NFL Black Monday: Winners, Losers, and Everywhere in Between

Mike JonesCorrespondent IDecember 30, 2008

The annual tradition in the NFL of firing head coaches the day after the regular season concludes has come and gone. Among the three (so far) firings, two were expected: Romeo Crennel of the Cleveland Browns and Rob Marinelli of the now historic 0-16 Detroit Lions.

At the opposite end, a somewhat surprise took place as Eric Mangini of the New York Jets was fired by team owner Woody Johnson after an 8-3 start.

Now that the smoke has cleared, who were the winners and losers for black Monday?



Cleveland Browns

They've wanted to fire Romeo Crennel since about Week 10 in the regular season after a loss to the Denver Broncos dropped the team to a stellar 3-6 record. Despite their struggles, this team has the right ingredients to win.

They have a solid quarterback(s) in Brady Quinn and Derek Anderson. Kellen Winslow Jr. has been struck with injuries, but with the right system around him, could become a solid tight end. Jamal Lewis had his seventh career 1,000 yard rushing season, and don't forget, rushed for over 1,300 yards in 2007.

With a new coach also comes a new GM, as Phil Savage was also kicked to the curb. With Scott Pioli of the New England Patriots on the short list, this team could be a contender easily by next year with a few simple offseason moves.

The Browns' ownership is playing this smart. They are starting fresh with the two main positions and are truly seeking to position themselves as winners. Thus, so far they win.



Detroit Lions

Surprised? After a raising the bar for futility with the NFL's first 0-16 season, the Lions are off to a bad start. How? While firing Rob Marinelli was an automatic decision, the replacement for former GM Matt Millen was...well, confusing.

Rather than looking outside and choosing someone who had no prior affiliation with the organization, owner William Ford Sr. chose Martin Mayhew, the former assistant GM.

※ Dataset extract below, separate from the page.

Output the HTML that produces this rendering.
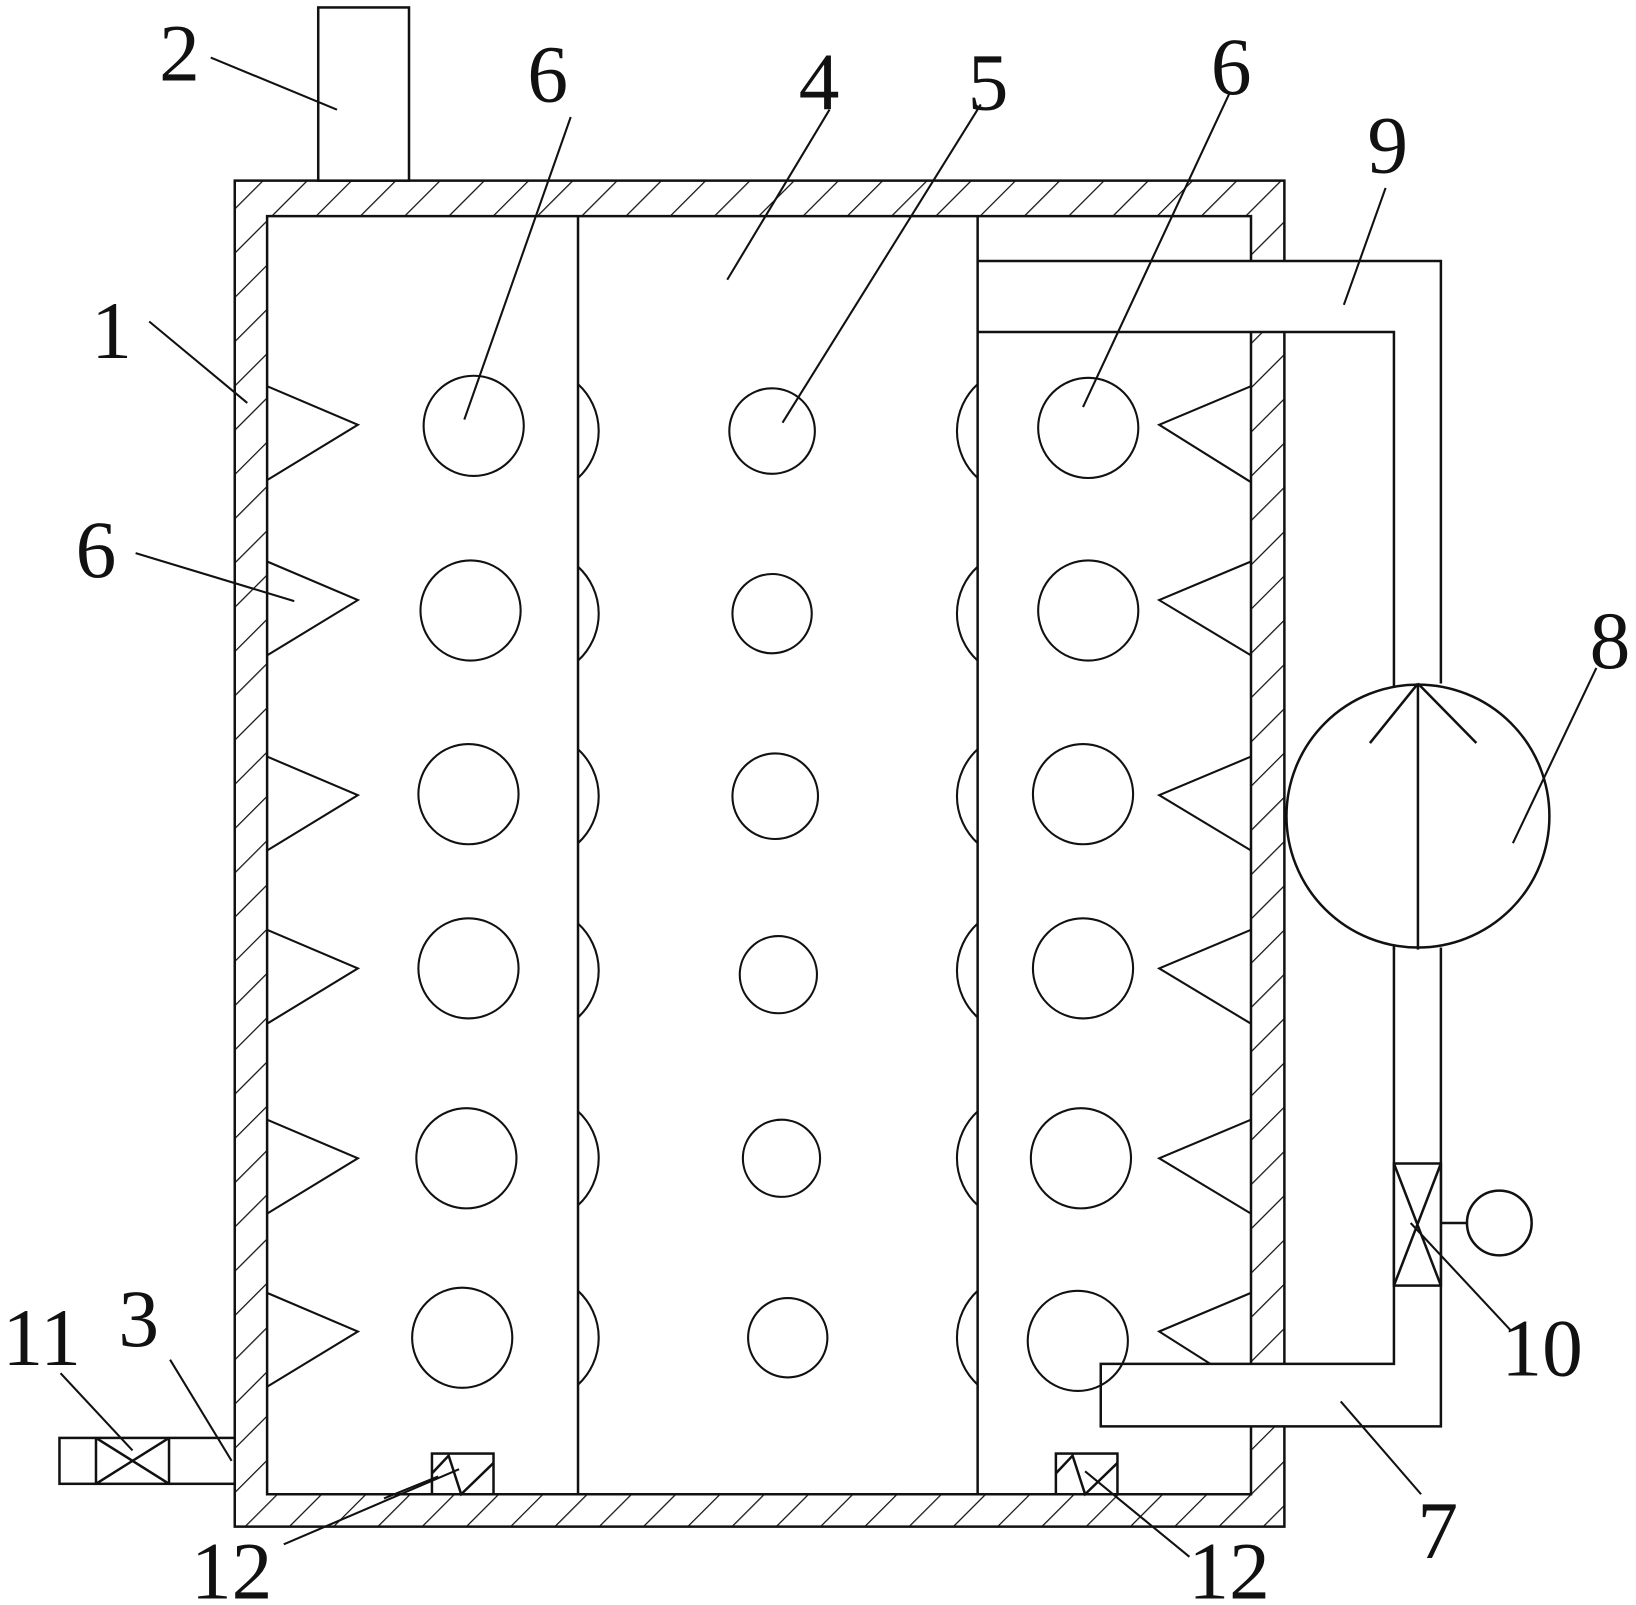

Already the Lions are taking on a piece of the last eight years of constant losing and out-right embarrassment. It doesn't make too much sense to promote an assistant GM who likely helped out in poor draft choices, coaching hires, and leadership choices.

How have other losing teams in the past fixed themselves? Bringing in outside help. The greatest example is the Miami Dolphins. The Dolphins' leadership sought help from Bill Parcells, and now, they're in the playoffs.

What's next for the Lions? Hiring mainstream coordinator from the NFL and possibly making some serious offseason moves to bring in experienced players, especially a quarterback.


In the middle

New York Jets

After an 8-3 start, everyone was sure Eric Mangini was safe for quite some time as head coach. A late season struggle and inability to adjust towards Brett Favre's aging shoulder ultimately did him in.

But was it the right decision?

Maybe, but probably not. Mangini clearly had a firm grasp on the team and many players appeared to buy into his tough coaching style. The only sour point was Brett Favre, as his shoulder simply gave out. Whether the coaching staff failed to notice this or Favre told them to make nothing of it, something never quite clicked.

The firing of Mangini may come back to bite the Jets, but it may not. Tom Coughlin once upon a time had a tough coaching style with a struggling QB. What happened? He relaxed a little, went back to running game and before he knew it, had a Super Bowl ring.

Mangini could have taken a page from Coughlin's book and pursued the same, with or without Brett Favre by simply going back to the running game for 2009. But would Favre have bought into the system? Leon Washington and Thomas Jones are great players who weren't used enough in the previous system.

Woody Johnson made a painful selection, although I think he too had some reservations about letting Mangini go. Whomever the Jets pick up as coach, he will inherit a pretty good team that can contend.

But will the new coach be as tough as Mangini? Unlikely. Will the new coach have as much knowledge about the AFC East as Mangini? Also unlikely. But will the new coach bring the Jets back deep into the playoffs? Most likely. 

2009 will be interesting for these teams and certainly, many others.